The manufacturing work at NASA's Kennedy Space Center, Fla., marks an important time in the progression of the spacecraft following the shuttle's retirement in 2011, said Thermal Protection System, or TPS, engineers Joy Huff and Sarah Cox.
"We're making something that's going to fly again, which is what we were doing for years," Huff said.
There are about 40 people involved in the tile work: 20 to make the tiles and 20 to install them.
"We're at the starting line," Cox said. "It's going to take some time to get all the parts fabricated."
The same shop that manufactured space shuttle tiles will make the 1,300 tiles needed for the Orion flight.
It is not fast work. In fact, workers will spend about 11 months shaping the insulating blocks and laying on a heat-resistant, ceramic coating. They use a 5-axis mill loaded with precise dimensions to cut blank tiles to their shapes. So far, the shop has finished 33 tiles.
Many of the tiles will have special cutouts for instruments to collect data during the flight test. Many fewer cutouts will be needed for future missions.
In an advancement from the shuttle days, each tile's dimensions are sent over digitally from Orion builder Lockheed Martin and the final tile is photographed with a 3-D camera so computers can fit the pieces together virtually before they are placed together physically, Huff said. The details are far more exact than in the past.
"They've had such good success that (technicians) are going to eliminate one pre-fit step," Huff said.
The comparisons with the tile work for the space shuttles are plentiful. For example, the smaller Orion uses tiles that average 8-inches by 8-inches compared to the shuttle's 6-inches by 6-inches.

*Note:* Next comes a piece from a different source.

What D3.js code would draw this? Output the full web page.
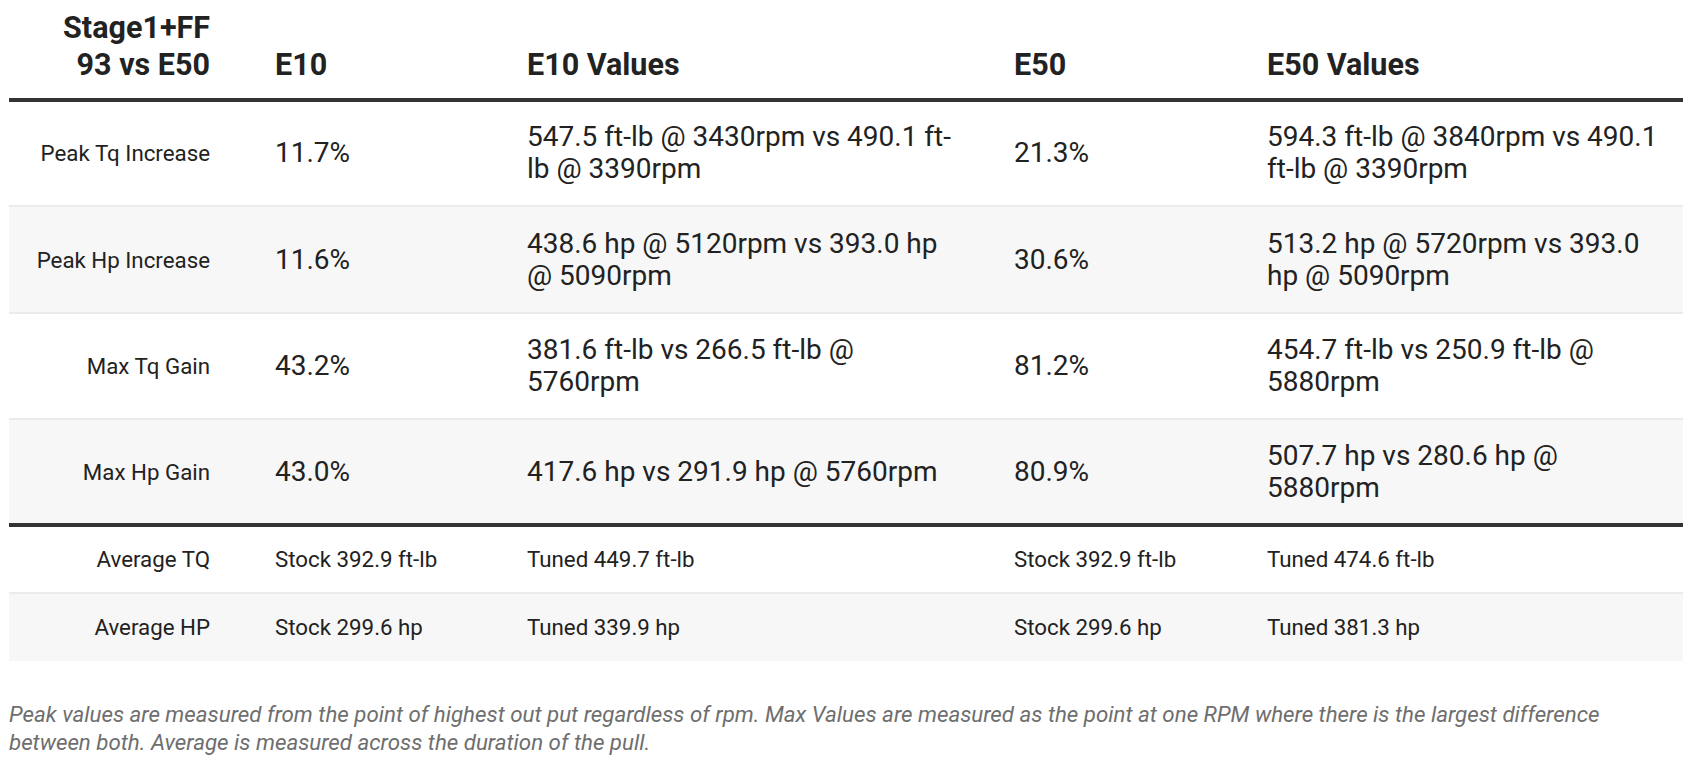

Also, Orion's design allows for many of the tiles to be the same dimensions with the same part number, but each shuttle tile was a unique configuration unto itself, with individual part numbers.
"That's a huge improvement over shuttle," Huff said. "Even having nine or 10 of the same part is a big improvement."
Perhaps the biggest comparison, though, is the sheer number of tiles involved. A space shuttle heat shield required more than 23,000 tiles to the Orion's 1,300.
"It's smaller, so there's less parts," Cox said.
However, Orion's tiles will be used only once because the spacecraft will splashdown in the ocean, drenching the absorbent tiles. That means that technicians will make and install all 1,300 tiles between Orion missions. Shuttles required 100 to 150 new tiles between flights, Cox said.
Technicians who applied the tiles for the shuttle will bond Orion's tiles, too. That work will start sometime in the summer. The tiles will be connected to nine panels that will be connected to the spacecraft to make the outer skin of the spacecraft.
Although it's a new spacecraft with a new mission, it still calls for many of the same skills the work force at Kennedy used for 30 years of shuttle preparation.
Orion is expected to see significantly hotter re-entry temperatures because it will be slowing down from about 25,000 mph when returning from the moon or some other deep space destination. Space shuttles used their heat shields to slow down from about 17,000 mph, the speed required to stay in orbit around Earth.
"The heat shield has been a very technological challenge and it will continue to be," said Huff, who has been working Orion's TPS development since 2005.
To get to this point, when tiles are being cut that will be used on a mission in space, has given the project more of a sense of being real, the engineers said. They know there is plenty of hard work ahead, but they are happy to see it start.
Huff said, "It's almost a sprint feeling, but it's a marathon length."